Belçika’dan Flaman Kraliyet Tiyatrosu KVS yapımı Bovary yer alıyor. Gustave Flaubert’in 1857’de yayımlandığında edebiyat dünyasında bir bomba etkisi yaratan Madame Bovary’si, Jane Eyre, Anna Karenina ve Mrs. Dalloway gibi kadın mücadelesine mal olmuş edebi karakterleri çağdaş tiyatroyla buluşturmadaki ustalığıyla tanınan Carme Portaceli’nin yorumunda hayalperest bir trajedi kahramanı değil, “21. yüzyılın feminist sesi”.

“Yeni Arayışlar”

Cehennem Çiçeği oyunu dışında iki oyun daha bu bölümde seyirciyle buluşacak. Festivalde daha önce Annemden Kalan Gül Ağacı Masanın Üzerinde Çaydanlık Beyaz Bir İz Bıraktı oyunuyla izlediğimiz Ferdi Çetin, serinin ikinci halkası Televizyonun Karşısında Özel Mülkiyetin Kökeni Üzerine Düşünürken Uyuyakalmışım, Babamın Sesine Uyandım’ile yeniden festivale konuk oluyor. 

Aşalım Bunları oyunuyla dikkat çeken Reka Kolektif’in yeni oyunu Jonas’la Evlenmek’te izleyiciler, İsveçli Jonas’la evlenerek Türkiye’den ayrılmak isteyen gençlerin katıldığı bir evlilik yarışmasında gelişen olaylara tanık oluyor. Sabit olmayan, dönüşüme açık, ortak bir üretim yöntemini temel alıyor. Kullandığı kamera ve yeni medya araçlarıyla anlatıya çoklu bir bakış açısı ve eşzamanlılık kazandırıyor. 

Jonas’la Evlenmek

Ve daha fazlası…

Işıl Kasapoğlu’nun başlattığı İstanbul Mon Amour’un yeni rotası: Pera’nın Karanlık Odası. Kumbaracı50 ekibi ve Yiğit Sertdemir’in sanat yönetmenliğinde hayat bulacak. İstanbul’un günlük rutininde keşfedilmeyi bekleyen hikâyeden birini gün yüzüne çıkarıyor ve Beyoğlu’na bir fotoğraf makinesi vizöründen bakmaya davet ediyor. Bu yılın rotasında, Türkiye’nin ilk kadın stüdyo fotoğrafçısı Maryam Şahinyan’ın günlük yürüyüşleri, kurmaca bir anlatının omurgasını oluşturuyor.

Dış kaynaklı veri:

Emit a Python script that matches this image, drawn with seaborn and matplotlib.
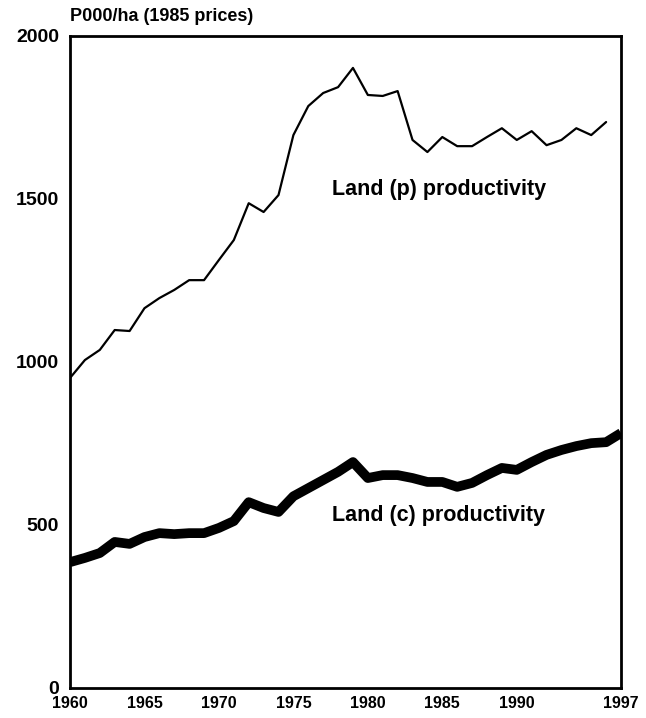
import pandas as pd
import seaborn as sns
import matplotlib.pyplot as plt

years = list(range(1960, 1998))

# land productivity, P000/ha at 1985 prices
land_p = [951, 1006, 1037, 1098, 1095, 1165, 1196, 1221, 1251, 1251,
          1313, 1374, 1487, 1460, 1512, 1696, 1785, 1825, 1843, 1902,
          1819, 1816, 1831, 1681, 1644, 1690, 1662, 1662, 1690, 1717,
          1681, 1708, 1665, 1681, 1717, 1696, 1736, None]
land_c = [386, 399, 414, 448, 442, 463, 475, 472, 475, 475,
          491, 512, 570, 552, 540, 588, 613, 638, 663, 693,
          644, 653, 653, 644, 632, 632, 617, 629, 653, 675,
          669, 693, 715, 730, 742, 751, 754, 782]

x_ticks = [1960, 1965, 1970, 1975, 1980, 1985, 1990, 1997]
y_ticks = [0, 500, 1000, 1500, 2000]

df = pd.DataFrame({'year': years, 'p': land_p, 'c': land_c})

sns.set_style('white')
plt.rcParams['font.family'] = ['Liberation Sans', 'DejaVu Sans']
plt.rcParams['font.weight'] = 'bold'
plt.rcParams['text.color'] = 'black'
plt.rcParams['xtick.color'] = 'black'
plt.rcParams['ytick.color'] = 'black'

fig = plt.figure(figsize=(6.46, 7.18), dpi=100)
ax = fig.add_axes([0.1084, 0.0418, 0.8529, 0.9081])

sns.lineplot(data=df, x='year', y='p', color='black', linewidth=1.6, ax=ax)
sns.lineplot(data=df, x='year', y='c', color='black', linewidth=7, ax=ax,
             solid_capstyle='butt')

ax.set_xlim(1960, 1997)
ax.set_ylim(0, 2000)
ax.set_xticks(x_ticks)
ax.set_xticks(years, minor=True)
ax.set_yticks(y_ticks)
ax.tick_params(axis='x', which='both', direction='in', length=8, width=1.8,
               labelsize=11.5, pad=6)
ax.tick_params(axis='y', direction='in', length=6, width=1.8, labelsize=14, pad=8)
ax.set_xlabel('')
ax.set_ylabel('')
for s in ax.spines.values():
    s.set_linewidth(2)
    s.set_color('black')

ax.text(0, 1.017, 'P000/ha (1985 prices)', transform=ax.transAxes,
        fontsize=13, fontweight='bold', ha='left', va='bottom')
ax.text(1977.6, 1512, 'Land (p) productivity', fontsize=15.5, fontweight='bold')
ax.text(1977.6, 512, 'Land (c) productivity', fontsize=15.5, fontweight='bold')

plt.savefig('out.png', dpi=100)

İMÇ’de Barış Arman’ın rejisi ile gerçekleştirilecek Açık Mülk ve Reşad Ekrem Koçu’nun anlatılarından ilham alan Aşk Yolunda İstanbul’da Neler Olmuş: Çerkes Rıdvan’ın Dolabı festivalin özel projeleri arasında.

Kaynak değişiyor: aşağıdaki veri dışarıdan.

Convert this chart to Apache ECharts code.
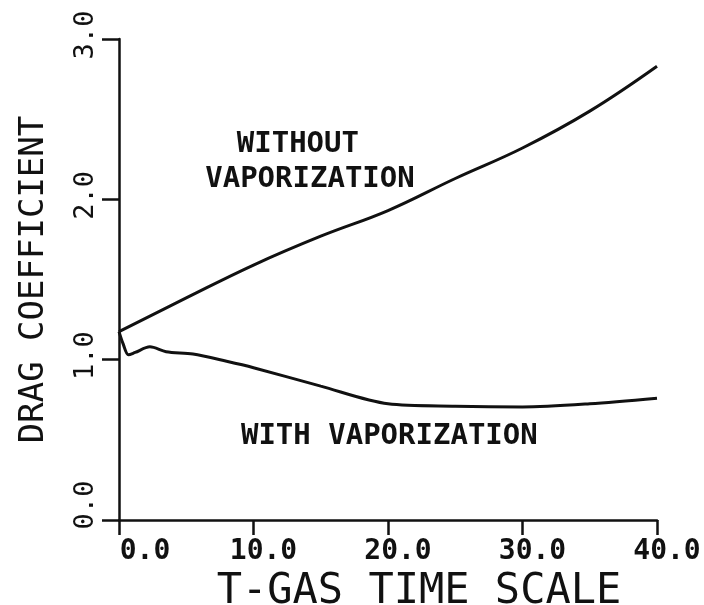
<!DOCTYPE html>
<html>
<head>
<meta charset="utf-8">
<script src="https://cdn.jsdelivr.net/npm/echarts@6/dist/echarts.min.js"></script>
<style>
  html, body { margin: 0; padding: 0; background: #fff; }
  #chart { width: 704px; height: 605px; }
</style>
</head>
<body>
<div id="chart"></div>
<script>
  // drag coefficient vs T-gas time scale
  const withoutVap = [
    [0, 1.175], [5, 1.385], [10, 1.59], [15, 1.77], [20, 1.93],
    [25, 2.13], [30, 2.32], [35, 2.55], [40, 2.83]
  ];
  const withVap = [
    [0, 1.175], [0.3, 1.1], [0.7, 1.03], [1.2, 1.045], [2.3, 1.08], [3.5, 1.05],
    [5.5, 1.035], [8, 0.99], [10, 0.95], [15, 0.835], [20, 0.725], [25, 0.71],
    [30, 0.705], [35, 0.725], [40, 0.76]
  ];
  const xTicks = [0, 10, 20, 30, 40];
  const yTicks = [0, 1, 2, 3];
  const labelsWithout = [['WITHOUT', 13.3, 2.34], ['VAPORIZATION', 14.2, 2.125]];
  const labelsWith = [['WITH VAPORIZATION', 20.1, 0.52]];

  const font = "'DejaVu Sans Mono', 'Liberation Mono', monospace";
  const ink = '#111';

  const chart = echarts.init(document.getElementById('chart'));

  const notes = (list) => ({
    symbol: 'circle',
    symbolSize: 1,
    silent: true,
    itemStyle: { color: 'rgba(0,0,0,0)' },
    label: {
      show: true,
      position: 'inside',
      formatter: (p) => p.name,
      color: ink,
      fontFamily: font,
      fontSize: 29,
      fontWeight: 'bold'
    },
    data: list.map((d) => ({ name: d[0], coord: [d[1], d[2]] }))
  });

  const option = {
    backgroundColor: '#fff',
    animation: false,
    grid: { left: 119, right: 47, top: 39, bottom: 85, outerBoundsMode: 'none' },
    xAxis: {
      type: 'value',
      min: 0,
      max: 40,
      interval: 10,
      name: 'T-GAS TIME SCALE',
      nameLocation: 'middle',
      nameGap: 32,
      nameTextStyle: {
        color: ink, fontFamily: font, fontSize: 42, padding: [0, 0, 0, 62]
      },
      axisLine: { lineStyle: { color: ink, width: 2.5 } },
      axisTick: { inside: false, length: 15, lineStyle: { color: ink, width: 2.5 } },
      axisLabel: {
        margin: 18,
        color: ink,
        fontFamily: font,
        fontSize: 28,
        fontWeight: 'bold',
        formatter: (v) => xTicks.includes(v)
          ? (v === 0 ? '{z|' + v.toFixed(1) + '}' : '{a|' + v.toFixed(1) + '}')
          : '',
        rich: {
          z: { fontFamily: font, fontSize: 28, fontWeight: 'bold', color: ink, padding: [0, 0, 0, 52] },
          a: { fontFamily: font, fontSize: 28, fontWeight: 'bold', color: ink, padding: [0, 0, 0, 20] }
        }
      },
      splitLine: { show: false }
    },
    yAxis: {
      type: 'value',
      min: 0,
      max: 3,
      interval: 1,
      name: 'DRAG COEFFICIENT',
      nameLocation: 'middle',
      nameRotate: 90,
      nameGap: 68,
      nameTextStyle: { color: ink, fontFamily: font, fontSize: 34 },
      axisLine: { show: true, lineStyle: { color: ink, width: 2.5 } },
      axisTick: { show: true, inside: false, length: 17, lineStyle: { color: ink, width: 2.5 } },
      axisLabel: {
        rotate: 90,
        margin: 20,
        color: ink,
        fontFamily: font,
        fontSize: 27,
        formatter: (v) => yTicks.includes(v)
          ? (v === 0 ? '{z|' + v.toFixed(1) + '}' : '{a|' + v.toFixed(1) + '}')
          : '',
        rich: {
          z: { fontFamily: font, fontSize: 27, color: ink, padding: [0, 0, 0, 30] },
          a: { fontFamily: font, fontSize: 27, color: ink, padding: [0, 0, 0, 8] }
        }
      },
      splitLine: { show: false }
    },
    series: [
      {
        name: 'without vaporization',
        type: 'line',
        data: withoutVap,
        showSymbol: false,
        smooth: 0.4,
        lineStyle: { color: ink, width: 3 },
        markPoint: notes(labelsWithout)
      },
      {
        name: 'with vaporization',
        type: 'line',
        data: withVap,
        showSymbol: false,
        smooth: 0.3,
        lineStyle: { color: ink, width: 3 },
        markPoint: notes(labelsWith)
      }
    ]
  };
  chart.setOption(option);
</script>
</body>
</html>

Festival çocuklar için de oyun var. Ceren Oran’ın tasarladığı Oyun İçinde Oyun, sahne üstündeki doğaçlamayla çocuklara hayal gücünün sınırlarının ne kadar genişleyebileceğini gösteren bir deneyim sunuyor.

Geçen sezona göre daha az oyun olması dikkatimden kaçmadı fakat edebiyatın bu kadar iç içe geçtiğini görünce bir nebze olsa rahatladım.